What is expected: Copy out each line featuring the string "LaTeX" from the entries beneath.

Materials provided:

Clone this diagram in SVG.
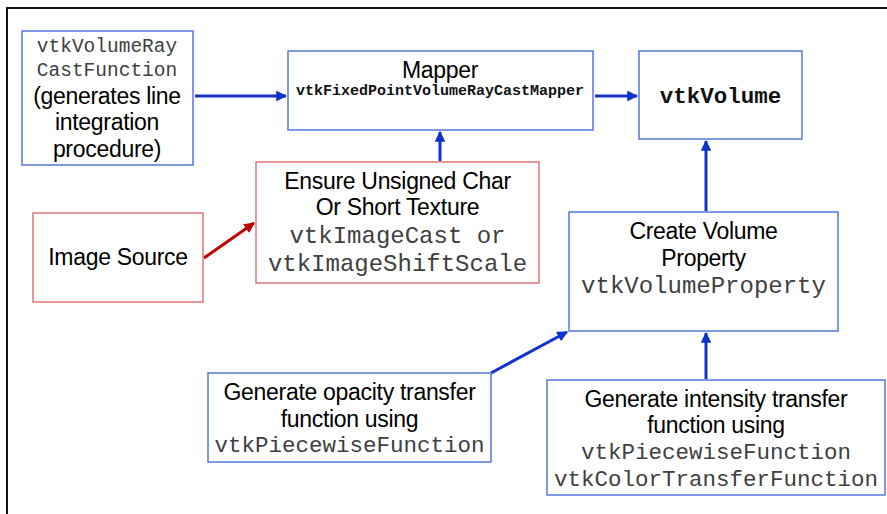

* * *

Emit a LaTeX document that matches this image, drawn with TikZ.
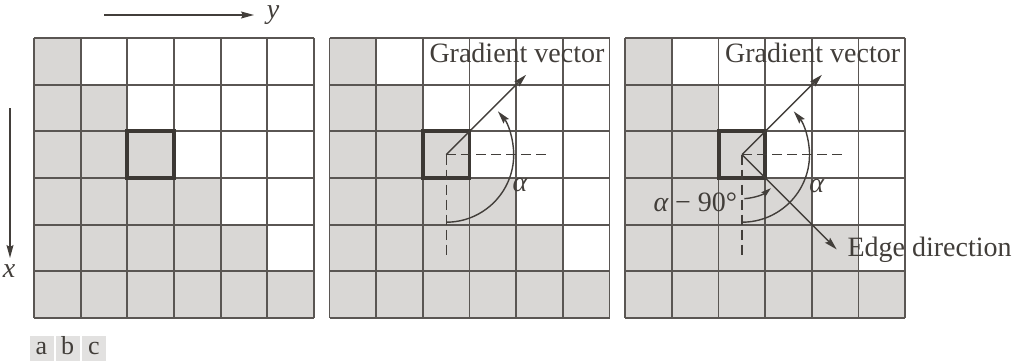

* * *

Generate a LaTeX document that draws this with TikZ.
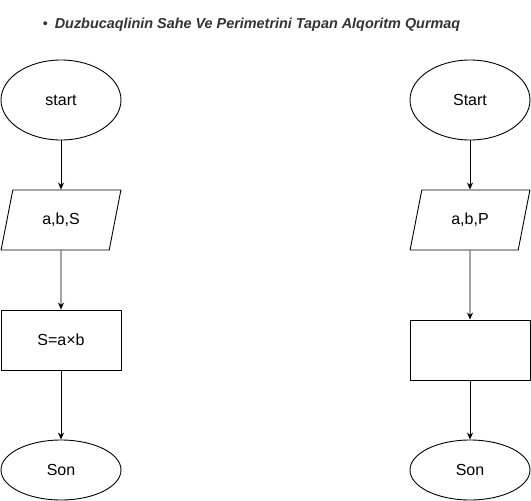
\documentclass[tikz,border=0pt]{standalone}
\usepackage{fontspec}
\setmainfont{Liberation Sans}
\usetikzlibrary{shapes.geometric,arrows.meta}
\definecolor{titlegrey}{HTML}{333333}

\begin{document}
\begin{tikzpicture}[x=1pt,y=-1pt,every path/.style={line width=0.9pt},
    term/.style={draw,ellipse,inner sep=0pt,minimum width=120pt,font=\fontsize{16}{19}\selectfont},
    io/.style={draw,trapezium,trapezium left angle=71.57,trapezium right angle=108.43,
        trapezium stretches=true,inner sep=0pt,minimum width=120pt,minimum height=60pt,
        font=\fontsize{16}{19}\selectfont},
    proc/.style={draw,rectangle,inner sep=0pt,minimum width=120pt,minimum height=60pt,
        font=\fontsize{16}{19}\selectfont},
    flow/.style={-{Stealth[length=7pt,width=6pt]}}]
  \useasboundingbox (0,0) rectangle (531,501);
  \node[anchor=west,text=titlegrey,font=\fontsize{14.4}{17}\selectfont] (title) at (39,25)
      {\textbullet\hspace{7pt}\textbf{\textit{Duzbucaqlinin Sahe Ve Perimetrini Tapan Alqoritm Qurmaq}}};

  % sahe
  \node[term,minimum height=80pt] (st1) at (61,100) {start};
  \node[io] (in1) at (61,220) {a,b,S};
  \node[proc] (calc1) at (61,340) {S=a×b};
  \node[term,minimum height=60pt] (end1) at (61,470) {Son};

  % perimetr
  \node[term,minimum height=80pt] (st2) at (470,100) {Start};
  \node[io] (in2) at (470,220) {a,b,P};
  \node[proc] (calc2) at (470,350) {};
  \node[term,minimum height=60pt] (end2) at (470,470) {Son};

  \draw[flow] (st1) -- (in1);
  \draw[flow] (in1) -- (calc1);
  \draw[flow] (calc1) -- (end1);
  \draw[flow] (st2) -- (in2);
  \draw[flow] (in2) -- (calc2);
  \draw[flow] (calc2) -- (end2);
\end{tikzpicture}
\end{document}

Right answer:
Emit a LaTeX document that matches this image, drawn with TikZ.
Generate a LaTeX document that draws this with TikZ.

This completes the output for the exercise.